When teaching chess to children, Messabih adopts a staged, progressive approach to ensure learning the game is fun, playful and easy for them. He uses a method promoted by Judith Polger, a female grand chess master.

By introducing one piece at a time and teaching games like “anti-chess”, Messabih encourages the students to use creative thinking in the game.

“When playing ‘anti-chess’, the aim is to lose as many pieces as you can in as short a time as possible,” explains Messabih. “Games like this encourage them to adapt, adjust and react in a fun way.”

A study into the connection between mathematical problem-solving abilities and chess found that playing chess helped make abstract concepts in maths more accessible and helped improve concentration levels as individual players became aware of the virtues of enduring attention.

The educational merits of chess have not gone unnoticed.

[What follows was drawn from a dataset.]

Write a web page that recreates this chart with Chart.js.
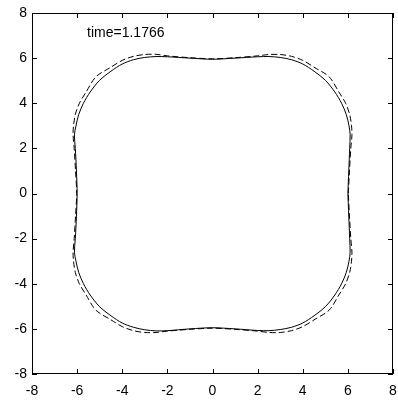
<!DOCTYPE html>
<html>
<head>
<meta charset="utf-8">
<script src="https://cdn.jsdelivr.net/npm/chart.js@4.4.1/dist/chart.umd.min.js"></script>
<style>
  html, body { margin: 0; padding: 0; background: #fff; }
  #wrap { width: 398px; height: 402px; }
</style>
</head>
<body>
<div id="wrap"><canvas id="front"></canvas></div>
<script>
// interface at the current step (solid) and the reference shape (dashed)
const solidPts = [
  [6.00, 0], [6.04, 1], [6.08, 2], [6.10, 2.6], [6.05, 3], [5.93, 3.5], [5.72, 4], [5.42, 4.5],
  [5.01, 5.01], [4.5, 5.42], [4.0, 5.74], [3.5, 5.93], [3.0, 6.03], [2.5, 6.07], [2.0, 6.06], [1.0, 6.0],
  [0, 5.95], [-1.0, 6.0], [-2.0, 6.06], [-2.5, 6.07], [-3.0, 6.03], [-3.5, 5.93], [-4.0, 5.74], [-4.5, 5.42],
  [-5.01, 5.01], [-5.42, 4.5], [-5.72, 4], [-5.93, 3.5], [-6.05, 3], [-6.12, 2.6], [-6.08, 2], [-6.03, 1],
  [-6.00, 0], [-6.03, -1], [-6.08, -2], [-6.12, -2.6], [-6.05, -3], [-5.93, -3.5], [-5.72, -4], [-5.42, -4.5],
  [-5.01, -5.01], [-4.5, -5.42], [-4.0, -5.74], [-3.5, -5.93], [-3.0, -6.04], [-2.5, -6.09], [-2.0, -6.08], [-1.0, -6.0],
  [0, -5.95], [1.0, -6.0], [2.0, -6.07], [2.5, -6.08], [3.0, -6.03], [3.5, -5.93], [4.0, -5.74], [4.5, -5.42],
  [5.01, -5.01], [5.42, -4.5], [5.72, -4], [5.93, -3.5], [6.05, -3], [6.10, -2.6], [6.08, -2], [6.04, -1],
  [6.00, 0]
];

const dashedPts = [
  [6.02, 0], [6.07, 1], [6.13, 2], [6.18, 2.6], [6.16, 3], [6.08, 3.5], [5.90, 4], [5.60, 4.5],
  [5.17, 5.17], [4.5, 5.60], [4.0, 5.90], [3.5, 6.08], [3.0, 6.16], [2.5, 6.16], [2.0, 6.10], [1.0, 6.02],
  [0, 5.97], [-1.0, 6.02], [-2.0, 6.10], [-2.5, 6.17], [-3.0, 6.16], [-3.5, 6.08], [-4.0, 5.90], [-4.5, 5.60],
  [-5.17, 5.17], [-5.60, 4.5], [-5.90, 4], [-6.08, 3.5], [-6.16, 3], [-6.18, 2.6], [-6.13, 2], [-6.07, 1],
  [-6.02, 0], [-6.07, -1], [-6.13, -2], [-6.18, -2.6], [-6.16, -3], [-6.08, -3.5], [-5.90, -4], [-5.60, -4.5],
  [-5.17, -5.17], [-4.5, -5.60], [-4.0, -5.90], [-3.5, -6.08], [-3.0, -6.16], [-2.5, -6.16], [-2.0, -6.10], [-1.0, -6.02],
  [0, -5.97], [1.0, -6.02], [2.0, -6.10], [2.5, -6.16], [3.0, -6.16], [3.5, -6.08], [4.0, -5.90], [4.5, -5.60],
  [5.17, -5.17], [5.60, -4.5], [5.90, -4], [6.08, -3.5], [6.16, -3], [6.18, -2.6], [6.13, -2], [6.07, -1],
  [6.02, 0]
];

const axisMin = -8;
const axisMax = 8;
const tickStep = 2;
const timeLabel = 'time=1.1766';
const labelAt = [-5.56, 6.94];

const FONT = 'Liberation Sans, Arial, Helvetica, sans-serif';

// MATLAB-style frame: full box with ticks pointing inward
const boxTicks = {
  id: 'boxTicks',
  afterDraw(chart) {
    const { ctx, chartArea: a, scales } = chart;
    const len = 5;
    ctx.save();
    ctx.strokeStyle = '#000';
    ctx.lineWidth = 1;
    ctx.strokeRect(a.left + 0.5, a.top + 0.5, a.right - a.left - 1, a.bottom - a.top - 1);
    ctx.beginPath();
    scales.x.ticks.forEach(t => {
      const px = Math.round(scales.x.getPixelForValue(t.value)) + 0.5;
      ctx.moveTo(px, a.bottom); ctx.lineTo(px, a.bottom - len);
      ctx.moveTo(px, a.top); ctx.lineTo(px, a.top + len);
    });
    scales.y.ticks.forEach(t => {
      const py = Math.round(scales.y.getPixelForValue(t.value)) + 0.5;
      ctx.moveTo(a.left, py); ctx.lineTo(a.left + len, py);
      ctx.moveTo(a.right, py); ctx.lineTo(a.right - len, py);
    });
    ctx.stroke();

    ctx.fillStyle = '#000';
    ctx.font = '14px ' + FONT;
    ctx.textAlign = 'left';
    ctx.textBaseline = 'alphabetic';
    ctx.fillText(timeLabel, scales.x.getPixelForValue(labelAt[0]), scales.y.getPixelForValue(labelAt[1]));
    ctx.restore();
  }
};

const tickFont = { family: FONT, size: 14 };

// drop the extra room Chart.js keeps for the end tick labels
function noEdgePadding(s) {
  s.paddingLeft = 0;
  s.paddingRight = 0;
  s.paddingTop = 0;
  s.paddingBottom = 0;
}

new Chart(document.getElementById('front'), {
  type: 'scatter',
  data: {
    datasets: [
      {
        data: dashedPts.map(p => ({ x: p[0], y: p[1] })),
        showLine: true,
        borderColor: '#000',
        borderWidth: 1,
        borderDash: [6, 3],
        pointRadius: 0,
        tension: 0.3
      },
      {
        data: solidPts.map(p => ({ x: p[0], y: p[1] })),
        showLine: true,
        borderColor: '#000',
        borderWidth: 1,
        pointRadius: 0,
        tension: 0.3
      }
    ]
  },
  options: {
    responsive: true,
    maintainAspectRatio: false,
    animation: false,
    layout: { padding: { top: 13, right: 5, left: 0, bottom: 0 } },
    plugins: { legend: { display: false }, tooltip: { enabled: false } },
    scales: {
      x: {
        type: 'linear',
        min: axisMin, max: axisMax,
        grid: { display: false, drawTicks: false },
        border: { display: false },
        ticks: { stepSize: tickStep, color: '#000', font: tickFont, padding: 9, maxRotation: 0 },
        afterFit(s) { s.height = 28; noEdgePadding(s); }
      },
      y: {
        type: 'linear',
        min: axisMin, max: axisMax,
        grid: { display: false, drawTicks: false },
        border: { display: false },
        ticks: { stepSize: tickStep, color: '#000', font: tickFont, padding: 5 },
        afterFit(s) { s.width = 32; noEdgePadding(s); }
      }
    }
  },
  plugins: [boxTicks]
});
</script>
</body>
</html>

In 2012, a declaration of the European Parliament announced the introduction of the "chess in schools" programme.

Creativity

It acknowledged the role chess plays in improving “children’s concentration, patience and persistence” along with their “sense of creativity, intuition, memory, and analytic and decision-making skills”.

Spain and Italy have followed the advice given by the European Commission and introduced chess onto their school curriculums.

In 2015, the Spanish parliament adopted a law allowing regional governments to introduce the game in schools as an optional or compulsory subject.

But the benefits of playing with chess pieces move further than academic squares: chess is also an inclusive game.

“It doesn’t see gender, age or creed,” says Messabih. “It doesn’t matter if you can’t read or write or if you can’t speak the language.”

Messabih would, however, like to see more girls playing and acknowledges they are underrepresented in the sport.

“There are fewer girls playing chess and there are different reasons for this,” says Messabih. “It is traditionally seen as a male game. Is it because girls are less exposed to chess that there are less girls playing?”

Cronin has also noticed smaller numbers of girls in her chess clubs throughout the years.

Even though all the students – boys and girls from second class up – in St Catherine’s national school in Dublin 8 are taught chess, the number of girls attending the after-school chess club is consistently lower

Typically, the clubs would be about 75 per cent boys and 25 per cent girls. However, despite the lower ratio of girls playing in the school club, Cronin points out that “the current school champion is a girl and it has been like that for many years. The keen girls are very good and very keen.”

It seems that when the girls play chess, they play to win.

Irish secondary school triumphs in ‘triple crown’ chess tournament

It’s known as the “triple crown” of chess tournaments.

The Millfield International Chess Tournament pitches teams from a variety of schools in the UK and Ireland against each other.

This year, Gonzaga College in Ranelagh, Dublin – one of four Irish secondary schools that regularly qualifies to compete – chalked up a remarkable statistic.

It succeeded in retaining the “crown” by winning the tournament for the fifth year in a row.

Catherine Tempany, a member of the parent's council at the school, says while there is a longstanding of tradition of chess at the school, much of their recent success is down to maths teacher Daniel Lynch.

“He imbues a sense of ‘can do’ in the students,” she says.

Although her son Max also played chess at primary school “it wasn’t until he started playing in Gonzaga that it really started to click in to place”.

The school is also preparing to send a team, in conjunction with the Irish Chess Union, to compete in the Under-16 World Chess Olympiad, in Turkey, in the coming weeks.

Along with competing in tournaments throughout the country and beyond, the students also organise the Gonzaga Chess Classic, an annual tournament held in the school.

The event, which is becoming one of the biggest chest tournaments held in Ireland, runs in January and attracts many titled players, including grandmasters, from around the world. All proceeds from the student-run event are donated to charity.